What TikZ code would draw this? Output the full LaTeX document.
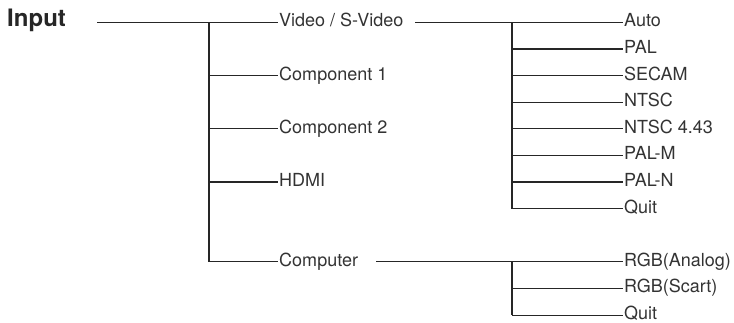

...

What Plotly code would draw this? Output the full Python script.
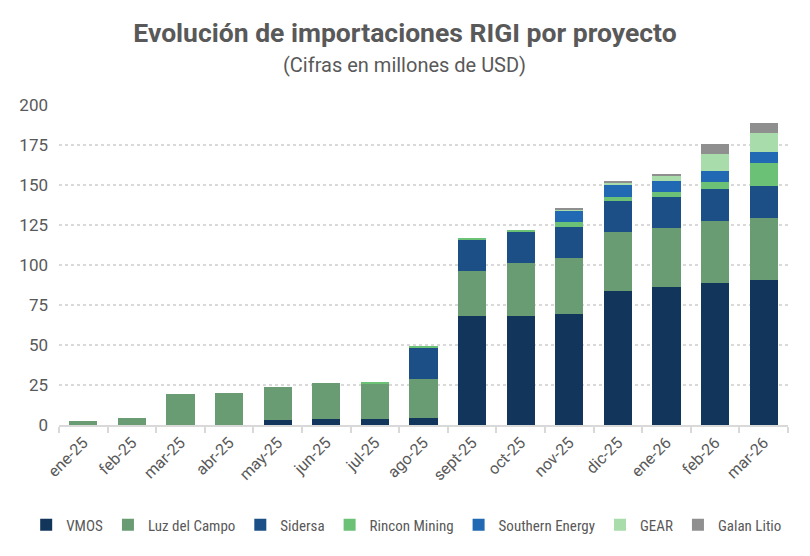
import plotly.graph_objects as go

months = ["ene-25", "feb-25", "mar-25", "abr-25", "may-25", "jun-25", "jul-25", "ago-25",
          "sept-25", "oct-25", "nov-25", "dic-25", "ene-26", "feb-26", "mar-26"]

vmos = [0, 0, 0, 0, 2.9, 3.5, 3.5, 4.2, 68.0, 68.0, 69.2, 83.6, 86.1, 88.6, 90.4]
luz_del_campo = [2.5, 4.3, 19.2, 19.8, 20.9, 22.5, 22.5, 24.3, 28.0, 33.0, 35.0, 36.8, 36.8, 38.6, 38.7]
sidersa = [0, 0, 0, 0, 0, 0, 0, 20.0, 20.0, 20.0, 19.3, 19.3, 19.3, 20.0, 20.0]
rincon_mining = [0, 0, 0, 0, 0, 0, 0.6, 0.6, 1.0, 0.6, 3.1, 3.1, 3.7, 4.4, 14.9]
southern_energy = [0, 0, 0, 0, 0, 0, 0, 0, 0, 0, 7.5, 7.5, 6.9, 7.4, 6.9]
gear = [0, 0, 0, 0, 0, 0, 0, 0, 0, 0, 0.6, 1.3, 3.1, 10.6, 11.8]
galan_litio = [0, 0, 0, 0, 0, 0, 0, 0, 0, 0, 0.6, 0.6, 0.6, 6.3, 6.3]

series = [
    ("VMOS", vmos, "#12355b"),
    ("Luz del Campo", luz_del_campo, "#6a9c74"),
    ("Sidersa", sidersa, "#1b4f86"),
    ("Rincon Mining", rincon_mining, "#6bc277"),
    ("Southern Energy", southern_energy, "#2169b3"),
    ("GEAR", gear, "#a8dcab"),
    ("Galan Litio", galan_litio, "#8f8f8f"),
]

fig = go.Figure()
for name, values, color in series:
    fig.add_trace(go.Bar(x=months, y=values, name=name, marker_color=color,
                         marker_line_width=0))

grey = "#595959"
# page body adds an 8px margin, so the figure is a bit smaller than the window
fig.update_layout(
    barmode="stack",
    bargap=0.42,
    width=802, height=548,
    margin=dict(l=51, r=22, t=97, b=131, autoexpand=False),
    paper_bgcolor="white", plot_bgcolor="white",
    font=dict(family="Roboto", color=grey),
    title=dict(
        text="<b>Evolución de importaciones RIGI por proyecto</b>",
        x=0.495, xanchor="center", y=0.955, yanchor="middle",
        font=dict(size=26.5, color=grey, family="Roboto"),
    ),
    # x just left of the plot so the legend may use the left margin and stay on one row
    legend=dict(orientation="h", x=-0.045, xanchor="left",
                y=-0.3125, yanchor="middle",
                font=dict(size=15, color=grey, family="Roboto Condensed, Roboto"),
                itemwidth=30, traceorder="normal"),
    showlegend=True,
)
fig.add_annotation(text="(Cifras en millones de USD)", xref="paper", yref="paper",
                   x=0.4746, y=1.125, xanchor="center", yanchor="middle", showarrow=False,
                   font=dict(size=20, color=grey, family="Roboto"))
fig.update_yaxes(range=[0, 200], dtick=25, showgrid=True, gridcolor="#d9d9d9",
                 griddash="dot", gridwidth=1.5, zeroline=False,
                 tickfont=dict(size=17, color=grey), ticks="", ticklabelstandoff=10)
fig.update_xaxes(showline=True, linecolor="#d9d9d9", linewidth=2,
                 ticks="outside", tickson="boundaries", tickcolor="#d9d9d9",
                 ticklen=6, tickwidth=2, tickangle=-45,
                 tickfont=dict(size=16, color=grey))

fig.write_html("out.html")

...

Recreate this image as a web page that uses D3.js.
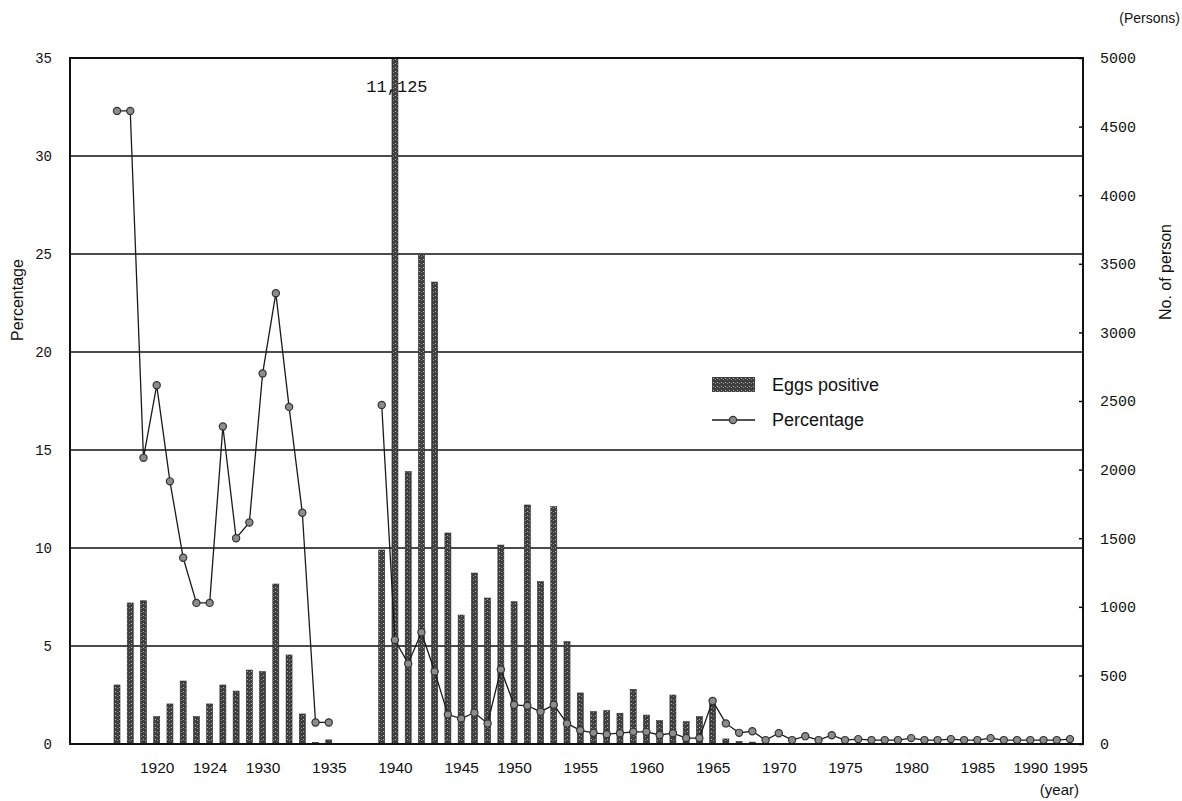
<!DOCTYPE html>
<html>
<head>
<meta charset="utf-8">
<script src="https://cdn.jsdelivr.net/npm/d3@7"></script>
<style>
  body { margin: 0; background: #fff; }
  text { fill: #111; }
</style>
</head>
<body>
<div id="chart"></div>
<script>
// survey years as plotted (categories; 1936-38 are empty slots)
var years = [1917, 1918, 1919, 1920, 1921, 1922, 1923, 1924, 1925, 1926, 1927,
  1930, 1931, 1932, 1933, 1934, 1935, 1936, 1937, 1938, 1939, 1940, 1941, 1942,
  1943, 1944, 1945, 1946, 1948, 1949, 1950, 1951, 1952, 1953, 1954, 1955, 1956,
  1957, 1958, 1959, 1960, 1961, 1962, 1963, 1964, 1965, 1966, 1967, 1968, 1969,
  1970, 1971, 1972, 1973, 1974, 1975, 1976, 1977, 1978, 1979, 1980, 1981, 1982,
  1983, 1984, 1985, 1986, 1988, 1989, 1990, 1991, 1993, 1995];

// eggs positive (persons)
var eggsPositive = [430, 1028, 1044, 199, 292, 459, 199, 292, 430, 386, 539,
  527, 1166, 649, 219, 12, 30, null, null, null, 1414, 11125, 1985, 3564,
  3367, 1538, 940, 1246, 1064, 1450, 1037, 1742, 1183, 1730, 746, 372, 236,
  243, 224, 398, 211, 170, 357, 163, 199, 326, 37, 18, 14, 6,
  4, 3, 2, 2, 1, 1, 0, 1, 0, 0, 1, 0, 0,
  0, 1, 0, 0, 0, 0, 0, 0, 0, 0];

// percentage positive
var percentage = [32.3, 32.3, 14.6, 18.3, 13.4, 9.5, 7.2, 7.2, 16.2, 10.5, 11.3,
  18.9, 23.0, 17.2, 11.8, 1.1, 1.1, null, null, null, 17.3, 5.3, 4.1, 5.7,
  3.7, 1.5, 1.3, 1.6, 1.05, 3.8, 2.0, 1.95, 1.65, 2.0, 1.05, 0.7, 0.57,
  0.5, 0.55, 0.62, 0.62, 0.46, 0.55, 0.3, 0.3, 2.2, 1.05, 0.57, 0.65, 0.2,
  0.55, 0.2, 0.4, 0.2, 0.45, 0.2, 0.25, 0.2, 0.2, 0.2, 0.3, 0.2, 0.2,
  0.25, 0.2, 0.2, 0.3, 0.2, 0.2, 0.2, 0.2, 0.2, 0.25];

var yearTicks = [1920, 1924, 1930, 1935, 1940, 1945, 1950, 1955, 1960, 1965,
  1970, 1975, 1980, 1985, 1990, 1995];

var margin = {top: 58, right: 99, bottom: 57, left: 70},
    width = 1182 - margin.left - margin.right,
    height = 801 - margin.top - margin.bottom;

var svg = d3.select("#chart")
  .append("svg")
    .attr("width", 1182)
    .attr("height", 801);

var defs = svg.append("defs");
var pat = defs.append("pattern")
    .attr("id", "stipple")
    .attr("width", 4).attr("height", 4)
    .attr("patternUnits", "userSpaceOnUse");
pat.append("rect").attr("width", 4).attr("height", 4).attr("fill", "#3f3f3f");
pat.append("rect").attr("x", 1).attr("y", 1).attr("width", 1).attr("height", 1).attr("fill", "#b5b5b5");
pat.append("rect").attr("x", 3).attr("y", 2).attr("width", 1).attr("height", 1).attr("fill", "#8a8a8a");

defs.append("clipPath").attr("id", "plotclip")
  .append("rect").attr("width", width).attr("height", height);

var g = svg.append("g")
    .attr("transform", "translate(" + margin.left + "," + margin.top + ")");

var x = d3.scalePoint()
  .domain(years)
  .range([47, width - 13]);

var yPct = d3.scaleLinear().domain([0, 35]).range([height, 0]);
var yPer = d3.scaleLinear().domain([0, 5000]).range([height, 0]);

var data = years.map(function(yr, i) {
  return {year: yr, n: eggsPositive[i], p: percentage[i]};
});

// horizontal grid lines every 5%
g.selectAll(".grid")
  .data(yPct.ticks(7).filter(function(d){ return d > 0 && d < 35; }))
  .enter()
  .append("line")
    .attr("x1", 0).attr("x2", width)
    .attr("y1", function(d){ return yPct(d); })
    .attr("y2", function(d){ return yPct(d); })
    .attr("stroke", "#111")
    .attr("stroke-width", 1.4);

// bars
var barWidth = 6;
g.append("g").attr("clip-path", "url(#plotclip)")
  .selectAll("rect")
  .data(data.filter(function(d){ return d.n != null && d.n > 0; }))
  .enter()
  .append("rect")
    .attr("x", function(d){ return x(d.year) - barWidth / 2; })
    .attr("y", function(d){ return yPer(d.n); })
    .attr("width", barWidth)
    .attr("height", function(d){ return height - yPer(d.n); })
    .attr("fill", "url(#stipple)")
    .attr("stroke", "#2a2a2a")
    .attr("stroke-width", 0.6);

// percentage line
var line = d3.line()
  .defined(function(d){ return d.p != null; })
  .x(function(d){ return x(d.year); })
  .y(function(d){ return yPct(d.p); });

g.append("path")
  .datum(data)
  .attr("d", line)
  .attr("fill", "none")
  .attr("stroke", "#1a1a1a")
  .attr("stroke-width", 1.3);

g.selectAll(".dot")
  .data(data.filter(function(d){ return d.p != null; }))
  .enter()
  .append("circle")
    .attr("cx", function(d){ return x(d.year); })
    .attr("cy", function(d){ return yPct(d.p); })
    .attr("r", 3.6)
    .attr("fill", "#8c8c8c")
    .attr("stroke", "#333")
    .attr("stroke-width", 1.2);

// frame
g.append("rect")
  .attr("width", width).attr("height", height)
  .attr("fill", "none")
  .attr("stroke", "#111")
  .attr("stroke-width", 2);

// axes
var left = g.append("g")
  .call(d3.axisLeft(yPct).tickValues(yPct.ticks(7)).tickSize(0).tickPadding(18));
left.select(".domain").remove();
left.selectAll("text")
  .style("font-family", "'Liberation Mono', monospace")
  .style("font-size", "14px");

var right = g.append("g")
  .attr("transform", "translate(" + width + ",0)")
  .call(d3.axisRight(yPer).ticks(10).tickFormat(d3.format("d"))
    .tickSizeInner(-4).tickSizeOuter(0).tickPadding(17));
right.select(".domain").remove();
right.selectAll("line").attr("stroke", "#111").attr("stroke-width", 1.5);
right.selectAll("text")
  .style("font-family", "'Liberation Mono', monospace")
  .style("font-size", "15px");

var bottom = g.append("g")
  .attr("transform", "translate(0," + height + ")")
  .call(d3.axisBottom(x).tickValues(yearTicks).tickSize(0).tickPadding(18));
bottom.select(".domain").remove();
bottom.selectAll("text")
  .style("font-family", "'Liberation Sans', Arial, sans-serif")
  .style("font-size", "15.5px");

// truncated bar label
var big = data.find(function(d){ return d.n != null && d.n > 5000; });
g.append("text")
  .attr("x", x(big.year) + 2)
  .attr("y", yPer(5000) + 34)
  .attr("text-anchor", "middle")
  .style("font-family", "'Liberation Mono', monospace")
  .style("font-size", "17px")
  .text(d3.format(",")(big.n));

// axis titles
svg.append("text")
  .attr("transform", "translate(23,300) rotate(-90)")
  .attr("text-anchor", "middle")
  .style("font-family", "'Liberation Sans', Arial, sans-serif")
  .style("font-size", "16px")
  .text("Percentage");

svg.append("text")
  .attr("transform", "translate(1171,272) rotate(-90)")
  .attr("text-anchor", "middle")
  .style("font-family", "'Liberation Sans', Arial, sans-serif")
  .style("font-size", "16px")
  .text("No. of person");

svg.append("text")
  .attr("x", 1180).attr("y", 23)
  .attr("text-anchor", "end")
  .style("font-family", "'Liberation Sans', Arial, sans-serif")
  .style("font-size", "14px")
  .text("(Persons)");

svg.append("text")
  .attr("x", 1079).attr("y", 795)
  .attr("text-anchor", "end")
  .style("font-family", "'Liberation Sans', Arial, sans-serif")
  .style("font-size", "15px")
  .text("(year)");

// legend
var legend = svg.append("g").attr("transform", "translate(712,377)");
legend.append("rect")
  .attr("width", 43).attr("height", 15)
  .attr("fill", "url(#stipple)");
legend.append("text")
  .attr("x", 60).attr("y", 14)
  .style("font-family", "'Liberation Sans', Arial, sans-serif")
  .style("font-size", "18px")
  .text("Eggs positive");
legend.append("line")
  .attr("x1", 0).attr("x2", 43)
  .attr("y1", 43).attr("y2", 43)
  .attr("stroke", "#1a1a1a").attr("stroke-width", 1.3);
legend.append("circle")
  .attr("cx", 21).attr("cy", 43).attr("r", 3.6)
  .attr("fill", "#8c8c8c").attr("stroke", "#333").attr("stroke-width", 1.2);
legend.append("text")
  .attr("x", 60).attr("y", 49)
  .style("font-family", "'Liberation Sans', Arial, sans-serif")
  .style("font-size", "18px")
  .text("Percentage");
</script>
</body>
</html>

> _WHAT YOU WILL DO_: Beginning with the line above that contains "Recreate this image" and finishing with the line that contains "height = 801", print those lines exactly and only. Skip all pictures.

> _TASK RESPONSE_:
Recreate this image as a web page that uses D3.js.
<!DOCTYPE html>
<html>
<head>
<meta charset="utf-8">
<script src="https://cdn.jsdelivr.net/npm/d3@7"></script>
<style>
  body { margin: 0; background: #fff; }
  text { fill: #111; }
</style>
</head>
<body>
<div id="chart"></div>
<script>
// survey years as plotted (categories; 1936-38 are empty slots)
var years = [1917, 1918, 1919, 1920, 1921, 1922, 1923, 1924, 1925, 1926, 1927,
  1930, 1931, 1932, 1933, 1934, 1935, 1936, 1937, 1938, 1939, 1940, 1941, 1942,
  1943, 1944, 1945, 1946, 1948, 1949, 1950, 1951, 1952, 1953, 1954, 1955, 1956,
  1957, 1958, 1959, 1960, 1961, 1962, 1963, 1964, 1965, 1966, 1967, 1968, 1969,
  1970, 1971, 1972, 1973, 1974, 1975, 1976, 1977, 1978, 1979, 1980, 1981, 1982,
  1983, 1984, 1985, 1986, 1988, 1989, 1990, 1991, 1993, 1995];

// eggs positive (persons)
var eggsPositive = [430, 1028, 1044, 199, 292, 459, 199, 292, 430, 386, 539,
  527, 1166, 649, 219, 12, 30, null, null, null, 1414, 11125, 1985, 3564,
  3367, 1538, 940, 1246, 1064, 1450, 1037, 1742, 1183, 1730, 746, 372, 236,
  243, 224, 398, 211, 170, 357, 163, 199, 326, 37, 18, 14, 6,
  4, 3, 2, 2, 1, 1, 0, 1, 0, 0, 1, 0, 0,
  0, 1, 0, 0, 0, 0, 0, 0, 0, 0];

// percentage positive
var percentage = [32.3, 32.3, 14.6, 18.3, 13.4, 9.5, 7.2, 7.2, 16.2, 10.5, 11.3,
  18.9, 23.0, 17.2, 11.8, 1.1, 1.1, null, null, null, 17.3, 5.3, 4.1, 5.7,
  3.7, 1.5, 1.3, 1.6, 1.05, 3.8, 2.0, 1.95, 1.65, 2.0, 1.05, 0.7, 0.57,
  0.5, 0.55, 0.62, 0.62, 0.46, 0.55, 0.3, 0.3, 2.2, 1.05, 0.57, 0.65, 0.2,
  0.55, 0.2, 0.4, 0.2, 0.45, 0.2, 0.25, 0.2, 0.2, 0.2, 0.3, 0.2, 0.2,
  0.25, 0.2, 0.2, 0.3, 0.2, 0.2, 0.2, 0.2, 0.2, 0.25];

var yearTicks = [1920, 1924, 1930, 1935, 1940, 1945, 1950, 1955, 1960, 1965,
  1970, 1975, 1980, 1985, 1990, 1995];

var margin = {top: 58, right: 99, bottom: 57, left: 70},
    width = 1182 - margin.left - margin.right,
    height = 801 - margin.top - margin.bottom;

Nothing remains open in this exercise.